BEGIN Data provided

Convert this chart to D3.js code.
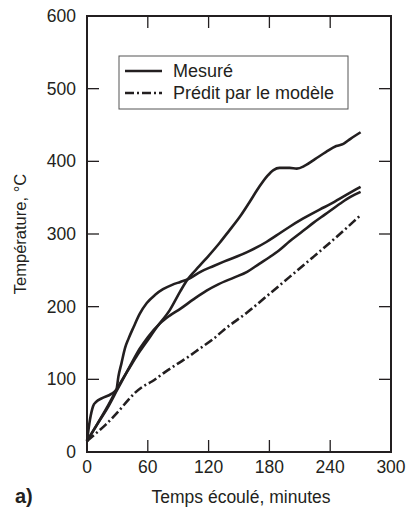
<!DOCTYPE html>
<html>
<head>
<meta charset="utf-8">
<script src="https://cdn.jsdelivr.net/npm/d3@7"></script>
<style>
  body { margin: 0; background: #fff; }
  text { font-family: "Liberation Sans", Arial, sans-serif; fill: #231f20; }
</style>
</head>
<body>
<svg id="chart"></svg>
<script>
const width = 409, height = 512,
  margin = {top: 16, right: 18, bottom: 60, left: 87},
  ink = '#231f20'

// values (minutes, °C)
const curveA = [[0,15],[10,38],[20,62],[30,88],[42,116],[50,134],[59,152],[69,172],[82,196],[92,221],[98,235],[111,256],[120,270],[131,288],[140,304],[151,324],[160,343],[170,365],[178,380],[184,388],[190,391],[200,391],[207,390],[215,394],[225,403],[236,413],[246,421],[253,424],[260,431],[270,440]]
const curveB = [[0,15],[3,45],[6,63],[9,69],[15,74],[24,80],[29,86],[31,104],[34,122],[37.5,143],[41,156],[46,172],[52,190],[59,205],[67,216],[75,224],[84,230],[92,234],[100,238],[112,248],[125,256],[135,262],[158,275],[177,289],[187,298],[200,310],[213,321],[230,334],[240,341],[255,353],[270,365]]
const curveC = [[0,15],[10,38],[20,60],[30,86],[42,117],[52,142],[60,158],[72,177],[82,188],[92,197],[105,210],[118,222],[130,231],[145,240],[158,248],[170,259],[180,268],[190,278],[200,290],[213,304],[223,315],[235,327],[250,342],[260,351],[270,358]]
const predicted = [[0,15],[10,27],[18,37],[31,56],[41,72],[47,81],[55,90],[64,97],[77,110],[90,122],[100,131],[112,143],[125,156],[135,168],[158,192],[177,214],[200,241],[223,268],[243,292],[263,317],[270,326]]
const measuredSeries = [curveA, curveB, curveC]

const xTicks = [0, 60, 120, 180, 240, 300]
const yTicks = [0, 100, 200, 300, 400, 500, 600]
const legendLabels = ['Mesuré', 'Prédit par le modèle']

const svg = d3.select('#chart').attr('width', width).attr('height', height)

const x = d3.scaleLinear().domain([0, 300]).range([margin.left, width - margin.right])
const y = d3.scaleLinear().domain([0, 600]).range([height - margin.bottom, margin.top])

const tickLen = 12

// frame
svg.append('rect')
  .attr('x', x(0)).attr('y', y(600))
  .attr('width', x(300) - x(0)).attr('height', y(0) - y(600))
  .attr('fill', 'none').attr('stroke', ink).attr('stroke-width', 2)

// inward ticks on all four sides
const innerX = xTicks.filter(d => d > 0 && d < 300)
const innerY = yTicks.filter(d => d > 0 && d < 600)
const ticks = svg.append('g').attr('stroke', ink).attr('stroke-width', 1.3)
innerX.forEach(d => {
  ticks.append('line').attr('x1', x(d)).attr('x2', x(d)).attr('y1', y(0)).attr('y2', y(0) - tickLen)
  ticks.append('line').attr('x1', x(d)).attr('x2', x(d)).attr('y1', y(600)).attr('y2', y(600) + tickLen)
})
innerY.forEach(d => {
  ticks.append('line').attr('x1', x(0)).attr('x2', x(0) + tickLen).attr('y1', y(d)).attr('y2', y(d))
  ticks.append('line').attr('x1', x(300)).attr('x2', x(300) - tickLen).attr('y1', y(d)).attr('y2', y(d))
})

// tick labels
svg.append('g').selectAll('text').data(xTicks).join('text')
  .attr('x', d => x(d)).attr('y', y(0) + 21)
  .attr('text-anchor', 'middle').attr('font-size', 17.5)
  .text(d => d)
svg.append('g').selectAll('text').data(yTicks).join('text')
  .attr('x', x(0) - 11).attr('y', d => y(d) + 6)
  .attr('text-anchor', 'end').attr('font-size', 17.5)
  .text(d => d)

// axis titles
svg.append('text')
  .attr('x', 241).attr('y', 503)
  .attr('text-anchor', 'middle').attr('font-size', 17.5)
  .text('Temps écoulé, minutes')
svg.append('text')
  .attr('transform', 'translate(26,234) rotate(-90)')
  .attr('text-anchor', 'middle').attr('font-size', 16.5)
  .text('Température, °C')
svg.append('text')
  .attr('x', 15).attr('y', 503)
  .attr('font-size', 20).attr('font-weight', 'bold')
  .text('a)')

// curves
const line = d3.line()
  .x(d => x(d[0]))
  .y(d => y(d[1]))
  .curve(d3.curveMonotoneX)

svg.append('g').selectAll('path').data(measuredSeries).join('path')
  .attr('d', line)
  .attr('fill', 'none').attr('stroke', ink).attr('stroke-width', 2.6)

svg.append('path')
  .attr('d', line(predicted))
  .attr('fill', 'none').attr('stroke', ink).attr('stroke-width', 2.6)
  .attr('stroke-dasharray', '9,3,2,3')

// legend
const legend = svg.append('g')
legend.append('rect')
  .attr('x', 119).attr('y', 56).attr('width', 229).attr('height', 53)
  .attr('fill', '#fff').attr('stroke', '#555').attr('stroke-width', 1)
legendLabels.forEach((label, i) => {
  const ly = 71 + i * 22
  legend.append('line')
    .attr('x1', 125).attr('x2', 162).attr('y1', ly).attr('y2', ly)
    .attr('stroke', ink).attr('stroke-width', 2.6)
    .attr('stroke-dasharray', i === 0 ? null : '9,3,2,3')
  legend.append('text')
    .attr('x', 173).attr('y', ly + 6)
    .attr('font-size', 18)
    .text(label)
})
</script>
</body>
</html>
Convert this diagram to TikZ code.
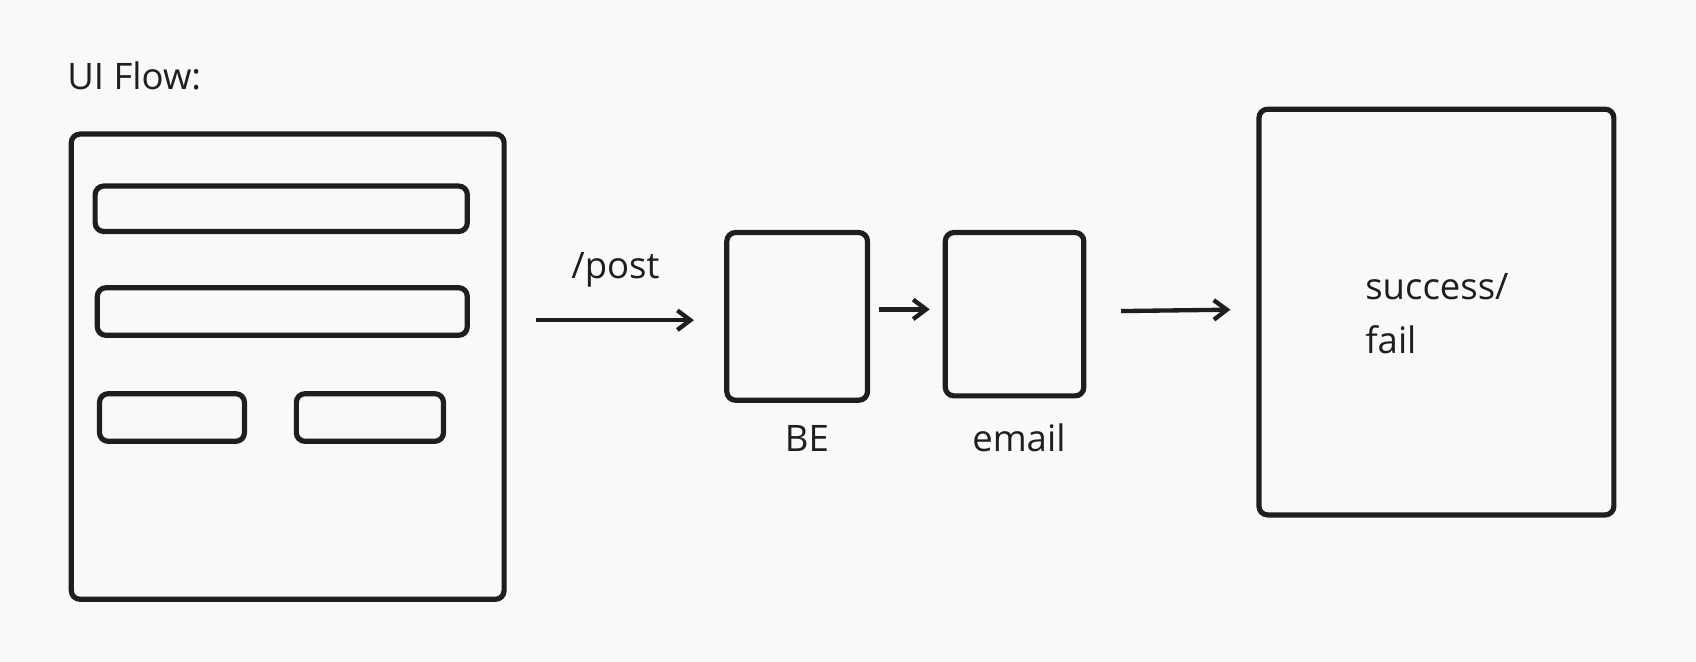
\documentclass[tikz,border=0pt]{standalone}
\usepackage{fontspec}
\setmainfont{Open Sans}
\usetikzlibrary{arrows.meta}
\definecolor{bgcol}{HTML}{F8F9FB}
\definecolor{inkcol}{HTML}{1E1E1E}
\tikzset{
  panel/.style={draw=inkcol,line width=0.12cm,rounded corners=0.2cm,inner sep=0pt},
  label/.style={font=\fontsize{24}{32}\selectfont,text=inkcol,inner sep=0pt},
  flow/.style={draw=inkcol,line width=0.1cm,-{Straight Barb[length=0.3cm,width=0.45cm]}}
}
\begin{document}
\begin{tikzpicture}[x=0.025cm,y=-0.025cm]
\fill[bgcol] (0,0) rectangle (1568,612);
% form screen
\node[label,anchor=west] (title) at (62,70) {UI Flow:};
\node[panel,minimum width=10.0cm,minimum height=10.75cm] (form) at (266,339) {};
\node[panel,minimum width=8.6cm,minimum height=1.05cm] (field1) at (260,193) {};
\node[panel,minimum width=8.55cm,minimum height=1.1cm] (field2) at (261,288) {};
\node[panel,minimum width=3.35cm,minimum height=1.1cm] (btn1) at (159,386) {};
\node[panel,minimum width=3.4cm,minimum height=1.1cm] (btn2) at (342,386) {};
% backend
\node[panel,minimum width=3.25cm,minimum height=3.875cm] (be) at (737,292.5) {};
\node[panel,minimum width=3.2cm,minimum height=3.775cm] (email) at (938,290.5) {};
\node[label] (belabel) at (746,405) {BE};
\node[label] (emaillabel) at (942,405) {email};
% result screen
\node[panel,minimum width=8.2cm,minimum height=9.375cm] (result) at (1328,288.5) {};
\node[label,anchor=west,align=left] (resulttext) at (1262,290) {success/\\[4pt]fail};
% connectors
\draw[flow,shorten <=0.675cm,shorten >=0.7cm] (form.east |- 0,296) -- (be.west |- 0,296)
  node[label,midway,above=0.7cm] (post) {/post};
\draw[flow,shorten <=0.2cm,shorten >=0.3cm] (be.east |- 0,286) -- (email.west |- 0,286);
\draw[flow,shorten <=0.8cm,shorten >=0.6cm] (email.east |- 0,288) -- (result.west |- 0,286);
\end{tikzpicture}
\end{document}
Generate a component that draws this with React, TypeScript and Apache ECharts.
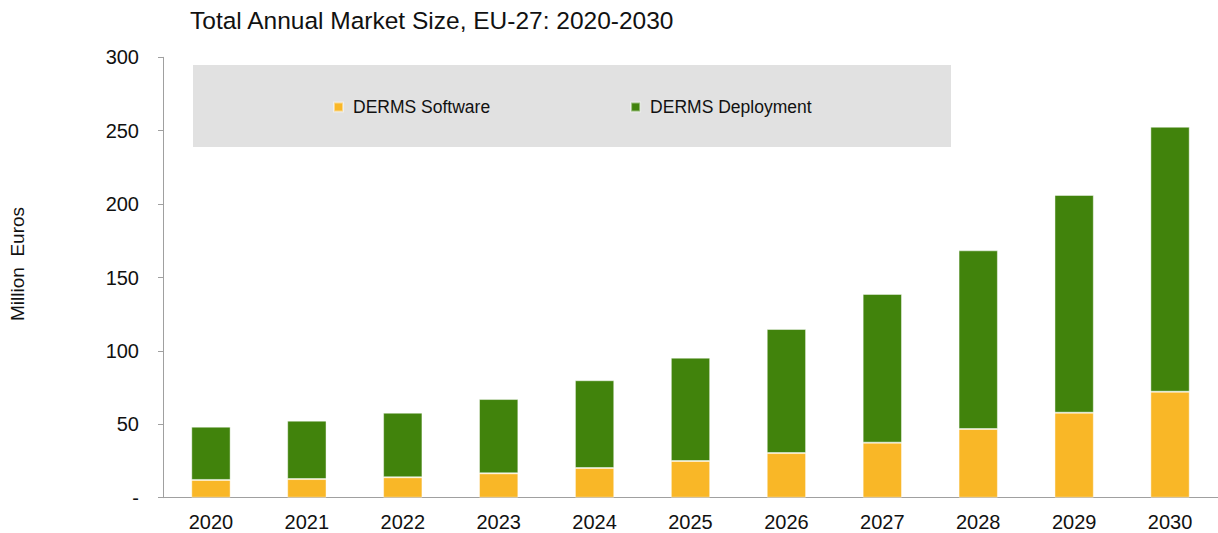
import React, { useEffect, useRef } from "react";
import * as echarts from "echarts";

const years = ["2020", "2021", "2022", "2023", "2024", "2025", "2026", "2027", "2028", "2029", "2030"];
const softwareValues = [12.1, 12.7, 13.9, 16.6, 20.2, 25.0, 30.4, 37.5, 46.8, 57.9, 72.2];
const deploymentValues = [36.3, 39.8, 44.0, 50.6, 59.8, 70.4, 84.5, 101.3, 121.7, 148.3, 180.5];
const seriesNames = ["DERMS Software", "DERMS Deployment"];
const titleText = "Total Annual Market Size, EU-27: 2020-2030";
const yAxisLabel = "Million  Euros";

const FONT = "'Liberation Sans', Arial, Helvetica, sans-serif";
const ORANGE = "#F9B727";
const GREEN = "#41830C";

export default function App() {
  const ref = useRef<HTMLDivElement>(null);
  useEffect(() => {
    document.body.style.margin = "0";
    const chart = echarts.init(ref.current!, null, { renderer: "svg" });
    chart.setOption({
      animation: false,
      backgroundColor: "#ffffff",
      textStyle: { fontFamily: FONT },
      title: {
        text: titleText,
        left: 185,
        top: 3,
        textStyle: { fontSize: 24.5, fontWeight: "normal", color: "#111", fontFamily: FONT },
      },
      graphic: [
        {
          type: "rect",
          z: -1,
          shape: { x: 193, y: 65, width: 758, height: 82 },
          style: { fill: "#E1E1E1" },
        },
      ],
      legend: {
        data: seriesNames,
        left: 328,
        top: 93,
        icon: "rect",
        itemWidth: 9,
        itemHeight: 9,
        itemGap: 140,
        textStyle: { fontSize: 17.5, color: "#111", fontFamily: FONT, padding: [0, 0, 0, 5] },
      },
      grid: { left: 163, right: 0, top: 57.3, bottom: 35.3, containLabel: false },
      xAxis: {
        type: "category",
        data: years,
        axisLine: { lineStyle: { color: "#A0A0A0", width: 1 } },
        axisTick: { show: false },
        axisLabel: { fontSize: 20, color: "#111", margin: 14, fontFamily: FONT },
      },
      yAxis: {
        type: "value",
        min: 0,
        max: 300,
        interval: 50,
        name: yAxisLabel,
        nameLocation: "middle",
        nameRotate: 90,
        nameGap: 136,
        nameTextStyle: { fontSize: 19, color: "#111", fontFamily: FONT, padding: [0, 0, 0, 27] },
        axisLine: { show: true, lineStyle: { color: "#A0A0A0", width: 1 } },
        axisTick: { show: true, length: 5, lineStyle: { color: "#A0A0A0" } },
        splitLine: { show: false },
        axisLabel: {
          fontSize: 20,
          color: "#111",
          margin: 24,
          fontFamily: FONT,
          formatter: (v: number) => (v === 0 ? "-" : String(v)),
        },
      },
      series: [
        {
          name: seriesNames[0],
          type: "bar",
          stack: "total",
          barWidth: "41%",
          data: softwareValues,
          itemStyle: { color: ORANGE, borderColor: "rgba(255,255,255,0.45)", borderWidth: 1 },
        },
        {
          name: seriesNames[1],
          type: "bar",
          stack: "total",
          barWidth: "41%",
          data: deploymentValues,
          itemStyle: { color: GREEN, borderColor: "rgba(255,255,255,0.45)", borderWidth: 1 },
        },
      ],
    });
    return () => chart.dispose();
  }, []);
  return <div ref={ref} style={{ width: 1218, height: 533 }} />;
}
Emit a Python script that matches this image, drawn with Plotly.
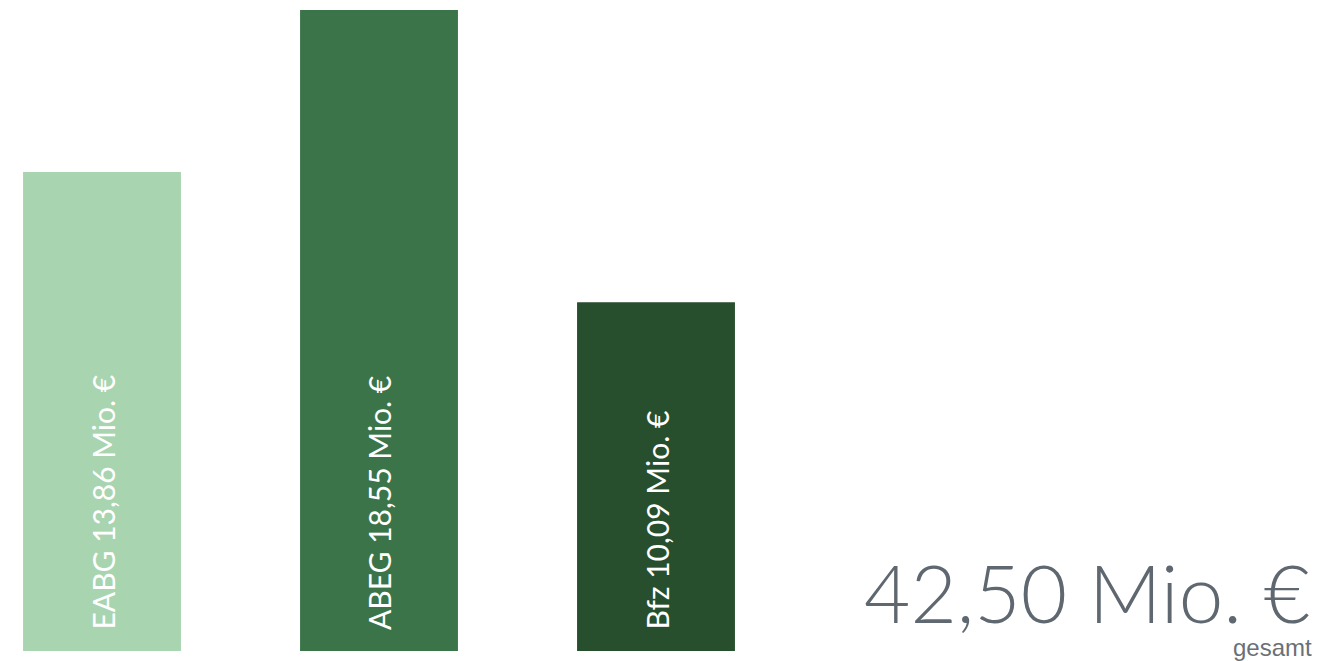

END Data provided

◆ **Requirements**
Quote word for word only the lines above from the one containing "Generate a component" through the one containing "import * as". Pictures stay out of your copy.

◆ **The output**
Generate a component that draws this with React, TypeScript and Apache ECharts.
import React, { useEffect, useRef } from "react";
import * as echarts from "echarts";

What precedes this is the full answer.